Em estudo recentíssimo que o CENBIO – Centro Nacional de Referência em Biomassa – acaba de realizar para a ANEEL e que será disponibilizado ao público em breve, verificou-se por exemplo que nas usinas da região Centro-Sul havia pouco mais de 100 MW sendo comercializados em 2001 (no período da safra), e previsão de mais 1.300 MW em projetos previstos pelas usinas, mas são ainda valores reduzidos (42%) quando comparados com o potencial de cerca de 3.000 MW tecnicamente viável para esta região.

Se políticas adequadas forem introduzidas, como tem sido exaustivamente proposto, estes 3.000 MW já poderiam estar disponíveis (como energia firme, o ano todo, inclusive neste período em que ocorreu o apagão).

O BNDES introduziu um programa para financiamento de empreendimentos no setor sucroalcooleiro em 2001, e uma análise superficial (e equivocada) pode levar à conclusão de que nada mais é necessário para a implementação da geração de energia a partir da biomassa no país.
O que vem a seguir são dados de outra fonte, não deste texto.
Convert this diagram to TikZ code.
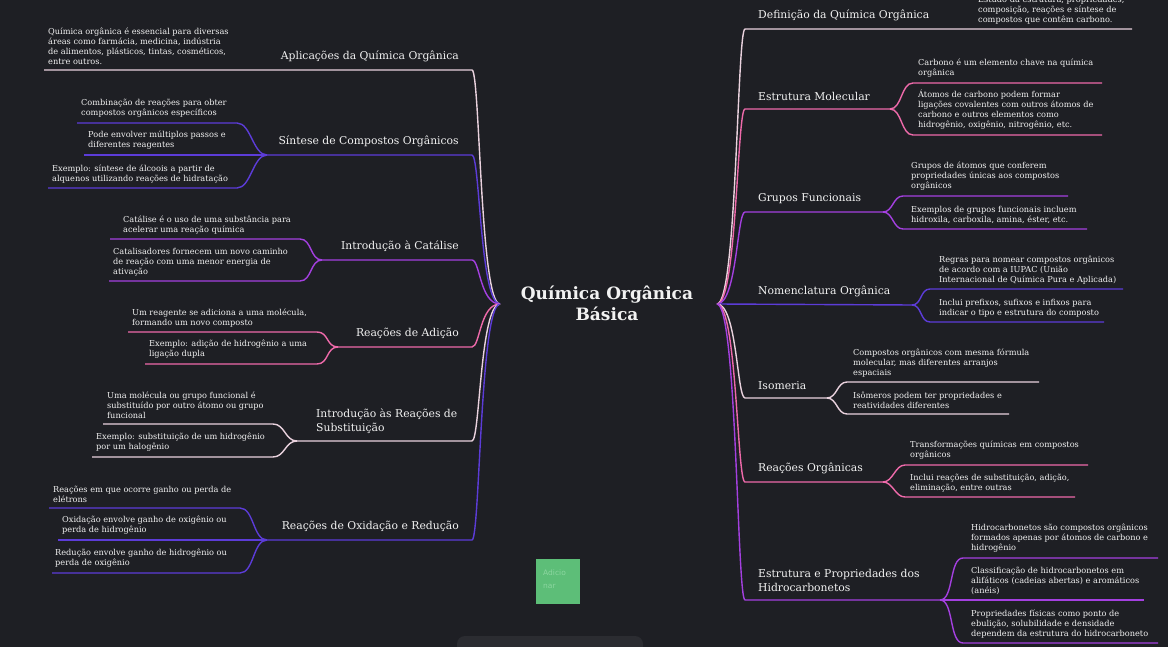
\documentclass[tikz,border=0pt]{standalone}
\usepackage{fontspec}
\setmainfont{DejaVu Serif}
\newfontfamily\btnfont{DejaVu Sans}
\usetikzlibrary{positioning}

\definecolor{bgc}{RGB}{30,31,36}
\definecolor{txt}{RGB}{242,242,242}
\definecolor{lpk}{RGB}{234,210,222}
\definecolor{pk}{RGB}{238,106,170}
\definecolor{vio}{RGB}{164,64,224}
\definecolor{blu}{RGB}{92,60,216}
\definecolor{btngreen}{RGB}{93,190,120}
\definecolor{btntxt}{RGB}{140,214,160}
\definecolor{panel}{RGB}{43,44,49}

\begin{document}
\begin{tikzpicture}[x=1pt, y=-1pt,
  title/.style={text=txt, inner sep=0pt, align=center, font=\fontsize{17}{21}\selectfont\bfseries},
  topic/.style={text=txt, inner sep=0pt, align=left, font=\fontsize{10.8}{14}\selectfont},
  leaf/.style={text=txt, inner sep=0pt, align=left, font=\fontsize{8.2}{10}\selectfont},
  lpkl/.style={draw=lpk, line width=1.4pt},
  pkl/.style={draw=pk, line width=1.4pt},
  viol/.style={draw=vio, line width=1.4pt},
  blul/.style={draw=blu, line width=1.4pt}]

\pgfdeclarelayer{bg}    % background layer
\pgfsetlayers{bg,main}

\useasboundingbox (0,0) rectangle (1168,647);
\begin{pgfonlayer}{bg}
\fill[bgc] (0,0) rectangle (1168,647);
\end{pgfonlayer}

% centre
\node[title] (title) at (607,303) {Química Orgânica\\Básica};
\coordinate (cL) at (500,304);
\coordinate (cR) at (717,304);

%% left side
% Aplicacoes
\node[topic, anchor=south east] (apl) at (459,62) {Aplicações da Química Orgânica};
\coordinate (apl-j) at (236,70);
\coordinate (apl-e) at (472,70);
\node[leaf, anchor=south west] (apl-1) at (48,65) {Química orgânica é essencial para diversas\\áreas como farmácia, medicina, indústria\\de alimentos, plásticos, tintas, cosméticos,\\entre outros.};
\coordinate (apl-1s) at (44,70);
\draw[lpkl] (apl-1s) -- (apl-j) -- (apl-e) .. controls +(8,0) and +(-20,0) .. (cL);

% Sintese
\node[topic, anchor=south east] (sin) at (459,147) {Síntese de Compostos Orgânicos};
\coordinate (sin-j) at (267,155);
\coordinate (sin-e) at (472,155);
\node[leaf, anchor=south west] (sin-1) at (81,118) {Combinação de reações para obter\\compostos orgânicos específicos};
\node[leaf, anchor=south west] (sin-2) at (88,150) {Pode envolver múltiplos passos e\\diferentes reagentes};
\node[leaf, anchor=south west] (sin-3) at (52,183) {Exemplo: síntese de álcoois a partir de\\alquenos utilizando reações de hidratação};
\coordinate (sin-1s) at (77,123);  \coordinate (sin-1e) at (237,123);
\coordinate (sin-2s) at (84,155);
\coordinate (sin-3s) at (48,188);  \coordinate (sin-3e) at (237,188);
\draw[blul] (sin-j) -- (sin-e) .. controls +(8,0) and +(-20,0) .. (cL);
\draw[blul] (sin-j) .. controls +(-14,0) and +(14,0) .. (sin-1e) -- (sin-1s);
\draw[blul] (sin-j) -- (sin-2s);
\draw[blul] (sin-j) .. controls +(-14,0) and +(14,0) .. (sin-3e) -- (sin-3s);

% Catalise
\node[topic, anchor=south east] (cat) at (459,252) {Introdução à Catálise};
\coordinate (cat-j) at (322,260);
\coordinate (cat-e) at (472,260);
\node[leaf, anchor=south west] (cat-1) at (123,234) {Catálise é o uso de uma substância para\\acelerar uma reação química};
\node[leaf, anchor=south west] (cat-2) at (113,276) {Catalisadores fornecem um novo caminho\\de reação com uma menor energia de\\ativação};
\coordinate (cat-1s) at (110,239);  \coordinate (cat-1e) at (300,239);
\coordinate (cat-2s) at (109,281);  \coordinate (cat-2e) at (300,281);
\draw[viol] (cat-j) -- (cat-e) .. controls +(8,0) and +(-20,0) .. (cL);
\draw[viol] (cat-j) .. controls +(-12,0) and +(12,0) .. (cat-1e) -- (cat-1s);
\draw[viol] (cat-j) .. controls +(-12,0) and +(12,0) .. (cat-2e) -- (cat-2s);

% Adicao
\node[topic, anchor=south east] (adi) at (459,339) {Reações de Adição};
\coordinate (adi-j) at (338,347);
\coordinate (adi-e) at (472,347);
\node[leaf, anchor=south west] (adi-1) at (132,327) {Um reagente se adiciona a uma molécula,\\formando um novo composto};
\node[leaf, anchor=south west] (adi-2) at (149,359) {Exemplo: adição de hidrogênio a uma\\ligação dupla};
\coordinate (adi-1s) at (128,332);  \coordinate (adi-1e) at (317,332);
\coordinate (adi-2s) at (145,364);  \coordinate (adi-2e) at (317,364);
\draw[pkl] (adi-j) -- (adi-e) .. controls +(8,0) and +(-20,0) .. (cL);
\draw[pkl] (adi-j) .. controls +(-12,0) and +(12,0) .. (adi-1e) -- (adi-1s);
\draw[pkl] (adi-j) .. controls +(-12,0) and +(12,0) .. (adi-2e) -- (adi-2s);

% Substituicao
\node[topic, anchor=south west] (sub) at (316,434) {Introdução às Reações de\\Substituição};
\coordinate (sub-j) at (297,441);
\coordinate (sub-e) at (472,441);
\node[leaf, anchor=south west] (sub-1) at (107,419) {Uma molécula ou grupo funcional é\\substituído por outro átomo ou grupo\\funcional};
\node[leaf, anchor=south west] (sub-2) at (96,452) {Exemplo: substituição de um hidrogênio\\por um halogênio};
\coordinate (sub-1s) at (103,424);  \coordinate (sub-1e) at (273,424);
\coordinate (sub-2s) at (92,457);   \coordinate (sub-2e) at (273,457);
\draw[lpkl] (sub-j) -- (sub-e) .. controls +(8,0) and +(-20,0) .. (cL);
\draw[lpkl] (sub-j) .. controls +(-12,0) and +(12,0) .. (sub-1e) -- (sub-1s);
\draw[lpkl] (sub-j) .. controls +(-12,0) and +(12,0) .. (sub-2e) -- (sub-2s);

% Oxidacao
\node[topic, anchor=south east] (oxi) at (459,532) {Reações de Oxidação e Redução};
\coordinate (oxi-j) at (267,540);
\coordinate (oxi-e) at (472,540);
\node[leaf, anchor=south west] (oxi-1) at (53,503) {Reações em que ocorre ganho ou perda de\\elétrons};
\node[leaf, anchor=south west] (oxi-2) at (62,535) {Oxidação envolve ganho de oxigênio ou\\perda de hidrogênio};
\node[leaf, anchor=south west] (oxi-3) at (55,568) {Redução envolve ganho de hidrogênio ou\\perda de oxigênio};
\coordinate (oxi-1s) at (49,508);  \coordinate (oxi-1e) at (240,508);
\coordinate (oxi-2s) at (58,540);
\coordinate (oxi-3s) at (52,573);  \coordinate (oxi-3e) at (240,573);
\draw[blul] (oxi-j) -- (oxi-e) .. controls +(8,0) and +(-20,0) .. (cL);
\draw[blul] (oxi-j) .. controls +(-14,0) and +(14,0) .. (oxi-1e) -- (oxi-1s);
\draw[blul] (oxi-j) -- (oxi-2s);
\draw[blul] (oxi-j) .. controls +(-14,0) and +(14,0) .. (oxi-3e) -- (oxi-3s);

%% right side
% Definicao
\node[topic, anchor=south west] (def) at (758,21) {Definição da Química Orgânica};
\coordinate (def-e) at (745,29);
\coordinate (def-j) at (940,29);
\node[leaf, anchor=south west] (def-1) at (978,24) {Estudo da estrutura, propriedades,\\composição, reações e síntese de\\compostos que contêm carbono.};
\coordinate (def-1e) at (1132,29);
\draw[lpkl] (cR) .. controls +(20,0) and +(-8,0) .. (def-e) -- (def-j) -- (def-1e);

% Estrutura molecular
\node[topic, anchor=south west] (est) at (758,101) {Estrutura Molecular};
\coordinate (est-e) at (745,109);
\coordinate (est-j) at (890,109);
\node[leaf, anchor=south west] (est-1) at (918,78) {Carbono é um elemento chave na química\\orgânica};
\node[leaf, anchor=south west] (est-2) at (918,130) {Átomos de carbono podem formar\\ligações covalentes com outros átomos de\\carbono e outros elementos como\\hidrogênio, oxigênio, nitrogênio, etc.};
\coordinate (est-1s) at (913,83);   \coordinate (est-1e) at (1102,83);
\coordinate (est-2s) at (913,135);  \coordinate (est-2e) at (1102,135);
\draw[pkl] (cR) .. controls +(20,0) and +(-8,0) .. (est-e) -- (est-j);
\draw[pkl] (est-j) .. controls +(12,0) and +(-12,0) .. (est-1s) -- (est-1e);
\draw[pkl] (est-j) .. controls +(12,0) and +(-12,0) .. (est-2s) -- (est-2e);

% Grupos funcionais
\node[topic, anchor=south west] (gru) at (758,204) {Grupos Funcionais};
\coordinate (gru-e) at (745,212);
\coordinate (gru-j) at (883,212);
\node[leaf, anchor=south west] (gru-1) at (911,191) {Grupos de átomos que conferem\\propriedades únicas aos compostos\\orgânicos};
\node[leaf, anchor=south west] (gru-2) at (911,224) {Exemplos de grupos funcionais incluem\\hidroxila, carboxila, amina, éster, etc.};
\coordinate (gru-1s) at (903,196);  \coordinate (gru-1e) at (1068,196);
\coordinate (gru-2s) at (903,229);  \coordinate (gru-2e) at (1087,229);
\draw[viol] (cR) .. controls +(20,0) and +(-8,0) .. (gru-e) -- (gru-j);
\draw[viol] (gru-j) .. controls +(10,0) and +(-10,0) .. (gru-1s) -- (gru-1e);
\draw[viol] (gru-j) .. controls +(10,0) and +(-10,0) .. (gru-2s) -- (gru-2e);

% Nomenclatura
\node[topic, anchor=south west] (nom) at (758,297) {Nomenclatura Orgânica};
\coordinate (nom-j) at (912,305);
\node[leaf, anchor=south west] (nom-1) at (939,284) {Regras para nomear compostos orgânicos\\de acordo com a IUPAC (União\\Internacional de Química Pura e Aplicada)};
\node[leaf, anchor=south west] (nom-2) at (939,317) {Inclui prefixos, sufixos e infixos para\\indicar o tipo e estrutura do composto};
\coordinate (nom-1s) at (930,289);  \coordinate (nom-1e) at (1123,289);
\coordinate (nom-2s) at (930,322);  \coordinate (nom-2e) at (1104,322);
\draw[blul] (cR) -- (nom-j);
\draw[blul] (nom-j) .. controls +(10,0) and +(-10,0) .. (nom-1s) -- (nom-1e);
\draw[blul] (nom-j) .. controls +(10,0) and +(-10,0) .. (nom-2s) -- (nom-2e);

% Isomeria
\node[topic, anchor=south west] (iso) at (758,390) {Isomeria};
\coordinate (iso-e) at (745,398);
\coordinate (iso-j) at (827,398);
\node[leaf, anchor=south west] (iso-1) at (853,377) {Compostos orgânicos com mesma fórmula\\molecular, mas diferentes arranjos\\espaciais};
\node[leaf, anchor=south west] (iso-2) at (853,409) {Isômeros podem ter propriedades e\\reatividades diferentes};
\coordinate (iso-1s) at (847,382);  \coordinate (iso-1e) at (1039,382);
\coordinate (iso-2s) at (847,414);  \coordinate (iso-2e) at (1009,414);
\draw[lpkl] (cR) .. controls +(20,0) and +(-8,0) .. (iso-e) -- (iso-j);
\draw[lpkl] (iso-j) .. controls +(10,0) and +(-10,0) .. (iso-1s) -- (iso-1e);
\draw[lpkl] (iso-j) .. controls +(10,0) and +(-10,0) .. (iso-2s) -- (iso-2e);

% Reacoes organicas
\node[topic, anchor=south west] (reo) at (758,474) {Reações Orgânicas};
\coordinate (reo-e) at (745,482);
\coordinate (reo-j) at (883,482);
\node[leaf, anchor=south west] (reo-1) at (910,460) {Transformações químicas em compostos\\orgânicos};
\node[leaf, anchor=south west] (reo-2) at (910,492) {Inclui reações de substituição, adição,\\eliminação, entre outras};
\coordinate (reo-1s) at (905,465);  \coordinate (reo-1e) at (1088,465);
\coordinate (reo-2s) at (905,497);  \coordinate (reo-2e) at (1075,497);
\draw[pkl] (cR) .. controls +(20,0) and +(-8,0) .. (reo-e) -- (reo-j);
\draw[pkl] (reo-j) .. controls +(10,0) and +(-10,0) .. (reo-1s) -- (reo-1e);
\draw[pkl] (reo-j) .. controls +(10,0) and +(-10,0) .. (reo-2s) -- (reo-2e);

% Hidrocarbonetos
\node[topic, anchor=south west] (hid) at (758,592) {Estrutura e Propriedades dos\\Hidrocarbonetos};
\coordinate (hid-e) at (745,600);
\coordinate (hid-j) at (940,600);
\node[leaf, anchor=south west] (hid-1) at (971,553) {Hidrocarbonetos são compostos orgânicos\\formados apenas por átomos de carbono e\\hidrogênio};
\node[leaf, anchor=south west] (hid-2) at (971,595) {Classificação de hidrocarbonetos em\\alifáticos (cadeias abertas) e aromáticos\\(anéis)};
\node[leaf, anchor=south west] (hid-3) at (971,638) {Propriedades físicas como ponto de\\ebulição, solubilidade e densidade\\dependem da estrutura do hidrocarboneto};
\coordinate (hid-1s) at (963,558);  \coordinate (hid-1e) at (1158,558);
\coordinate (hid-2e) at (1144,600);
\coordinate (hid-3s) at (963,643);  \coordinate (hid-3e) at (1158,643);
\draw[viol] (cR) .. controls +(20,0) and +(-8,0) .. (hid-e) -- (hid-j);
\draw[viol] (hid-j) .. controls +(14,0) and +(-14,0) .. (hid-1s) -- (hid-1e);
\draw[viol] (hid-j) -- (hid-2e);
\draw[viol] (hid-j) .. controls +(14,0) and +(-14,0) .. (hid-3s) -- (hid-3e);

% button and panel
\node[fill=btngreen, minimum width=44pt, minimum height=45pt, inner sep=0pt] (add) at (558,581) {};
\node[text=btntxt, align=left, inner sep=0pt, font=\btnfont\fontsize{7.5}{13}\selectfont, anchor=north west] (add-t) at (543,570) {Adicio\\nar};
\fill[panel, rounded corners=8pt] (457,636) rectangle (643,662);

\end{tikzpicture}
\end{document}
Entretanto, deve ser observado que tal programa requer como garantia a ser dada, pelas usinas, para o financiamento, o contrato de longo prazo com a concessionária. Ora, estes contratos dificilmente se realizarão em larga escala, se não houver políticas adequadas, garantindo a compra de energia a preços que efetivamente viabilizem os investimentos, como vem sendo feito com as termelétricas a gás natural.

Foram políticas deste tipo que permitiram que programas semelhantes se desenvolvessem nos EUA e na Europa para energias renováveis.

Não se pretende aqui defender “subsídios para usineiros”, como freqüentemente é mencionado. Pretende-se, sim, defender a adoção de políticas transparentes que permitam o estabelecimento de uma matriz energética racional (além de ambientalmente correta).

Deve ser ressaltado que, por ocasião da crise sem precedentes na oferta de energia que o país atravessou em 2001, verificou-se mesmo um certo interesse, por parte dos setores encarregados do planejamento energético do país, na possibilidade de se incluir a geração de excedentes do setor sucroalcooleiro na oferta de energia. Entretanto, como já ocorrido em inúmeras outras situações anteriores, tão logo as chuvas tiveram início, este interesse desapareceu.

É necessário que, de uma vez por todas, seja efetuado um planejamento integrado de recursos para a oferta de energia, não apenas visando soluções provisórias e conjunturais para momentos de crise, mas principalmente em termos estruturais, para elaborarmos uma matriz energética limpa e segura, evitando (ou pelo menos minimizando) prejuízos como os que todos nós suportamos (mais uma vez) …

Pieguismo à parte, cabe a nós construirmos o país que pretendemos deixar para nossos filhos e netos. Mas esta idéia não parece tão nova assim….

Suani Teixeira Coelho, professora do Programa Interunidades de Pós Graduação em Energia da USP

e Coordenadora do CENBIO – Centro Nacional de Referência em Biomassa.